AUSTRALIAN prospector and mining entrepreneur Mark Creasy has spoken out about government regulations making it hard for explorers and prospectors to break new ground in WA.
Speaking at the launch of The Miners — Stories from the Industry that Drives Modern Australia by veteran mining journalist Barry Avery, Mr Creasy expressed candid opinions on the future of mineral exploration and development in Australia, and the evolution of the resources sector in recent decades.
“Exploration prospecting is, on the average, a losing business,” Mr Creasy said.

“But if you’re going to encourage people to invest – whether it’s their labour or their capital – you need to try and keep the costs of entry as low as possible.
“Our governments compete to make it as hard as possible. Not a good move.” Mr Creasy said he believed there was still plenty of exploration potential in WA, but it would become more and more expensive to realise.

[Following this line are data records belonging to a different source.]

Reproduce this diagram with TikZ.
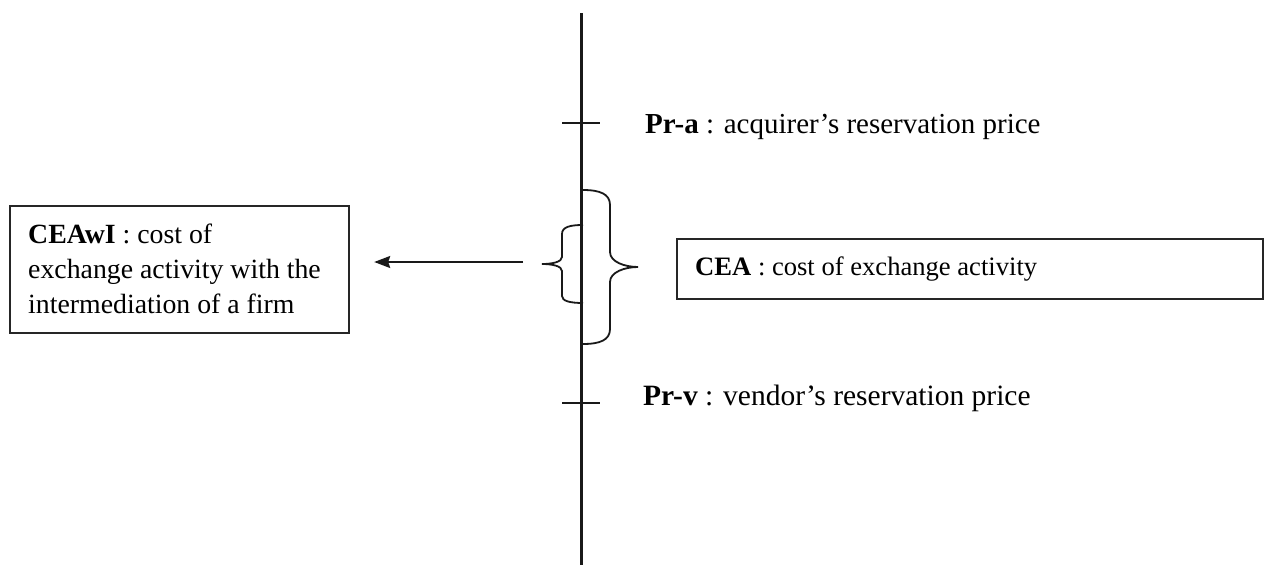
\documentclass[tikz,border=0pt]{standalone}
\usepackage{fontspec}
\setmainfont{Liberation Serif}
\usetikzlibrary{arrows.meta}
\tikzset{
  axisline/.style={line width=3pt, draw=black!90},
  tickline/.style={line width=1.8pt, draw=black!90},
  bracepath/.style={line width=1.8pt, draw=black!90},
  boxstyle/.style={draw=black!85, line width=2.2pt, inner sep=0pt},
  lbl/.style={anchor=base west, inner sep=0pt},
  arrowline/.style={line width=1.8pt, draw=black!90, -{Stealth[length=16pt,width=12pt,inset=2pt]}}
}
\begin{document}
\begin{tikzpicture}[x=1pt,y=-1pt]
\useasboundingbox (0,0) rectangle (1264,565);
% axis
\coordinate (top) at (581,13);
\coordinate (bot) at (581,565);
\draw[axisline] (top) -- (bot);
% ticks
\coordinate (ta1) at (562,123);
\coordinate (ta2) at (600,123);
\coordinate (tv1) at (562,403);
\coordinate (tv2) at (600,403);
\draw[tickline] (ta1) -- (ta2);
\draw[tickline] (tv1) -- (tv2);
% labels
\node[lbl, font=\fontsize{29}{35}\selectfont] (pra) at (645,133) {\textbf{Pr-a} : acquirer’s reservation price};
\node[lbl, font=\fontsize{29.5}{35}\selectfont] (prv) at (643,405) {\textbf{Pr-v} : vendor’s reservation price};
% large brace
\draw[bracepath] (583,190) .. controls (600,190) and (610,194) .. (610,205) -- (610,252) .. controls (610,262) and (625,267) .. (638,267) .. controls (625,267) and (610,272) .. (610,282) -- (610,329) .. controls (610,340) and (600,344) .. (583,344);
% small brace
\draw[bracepath] (583,225) .. controls (570,225) and (562,227) .. (562,234) -- (562,257) .. controls (562,262) and (552,264) .. (542,264) .. controls (552,264) and (562,266) .. (562,271) -- (562,296) .. controls (562,301) and (570,303) .. (583,303);
% right box
\node[boxstyle, anchor=north west, minimum width=586pt, minimum height=60pt] (cea) at (676,238) {};
\node[lbl, font=\fontsize{26.6}{33}\selectfont] (ceatext) at (695,275) {\textbf{CEA} : cost of exchange activity};
% left box
\node[boxstyle, anchor=north west, minimum width=339pt, minimum height=127pt] (ceawi) at (9,205) {};
\node[lbl, align=left, font=\fontsize{27.8}{35}\selectfont] (ceawitext) at (28,313) {\textbf{CEAwI} : cost of\\exchange activity with the\\intermediation of a firm};
% arrow
\coordinate (astart) at (523,262);
\coordinate (aend) at ([xshift=24pt]ceawi.east |- astart);
\draw[arrowline] (astart) -- (aend);
\end{tikzpicture}
\end{document}
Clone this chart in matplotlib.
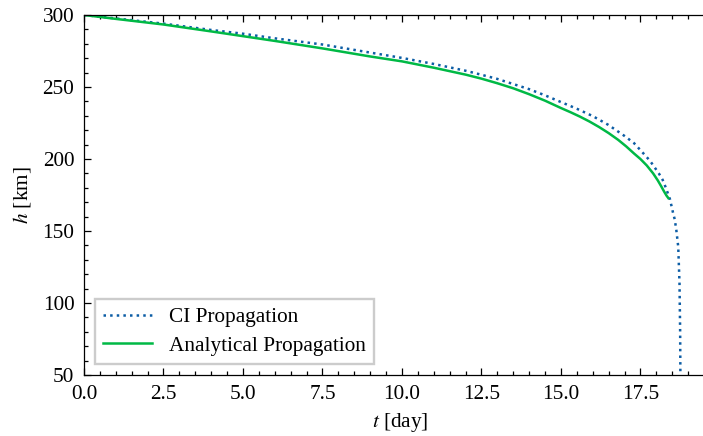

“I’m not saying the days of Paddy Hannan [a prospector who discovered gold in Kalgoorlie 120 years ago] are over.
There are definitely going to be outcrops of economic mineralisation on the surface to be found by people just bashing rock, but increasingly it is going to be about looking undercover.”
Mr Creasy said investment in exploration therefore needed to be encouraged.

“When I started, governments had created an environment where they tried to make it as easy as possible for people to go out there – prospect, risk their capital, risk their labour. These days they make it difficult,” he said.
“When I started it cost you $0.50 to get a miners right. You could go anywhere you liked; it took six weeks after pegging, say, a gold mining lease, to get it granted.
These days years elapse and every delay costs money.”

Mr Creasy is credited with some of Australia’s largest mineral discoveries, including the Jundee gold mine and the Bronzewing deposit, as well as the recent game-changing Nova-Bollinger nickel deposit. Nova-Bollinger, within Sirius Resources’ Fraser Range project, is a magmatic nickel sulphide deposit; a style never before seen in Australia, likened to Canada’s Thompson Belt.
“People keep on talking about the last frontier, and every time the last frontier is found, guess what – there’s another frontier,” he said.
“So the Fraser Range is, at the moment, the last frontier.”

Mr Creasy said that while the Thomspon Belt had 10 nickel mines, the Fraser Range only had one (in development) – posing the question of whether or not Sirius could find another deposit suitable for mining and replicate the success of the Thompson Belt.
“I’m the eternal optimist…we’re going to do our level best.”

The Miners is described as a “warts and all” look at the resources sector, with contributions from Atlas Iron chairman David Flannagan, Fortescue Metals Group chairman Andrew Forrest and Association of Mining & Exploration Companies chief executive Simon Bennison.
Proceeds from the sale of the book will be donated to the Starlight Children’s Foundation.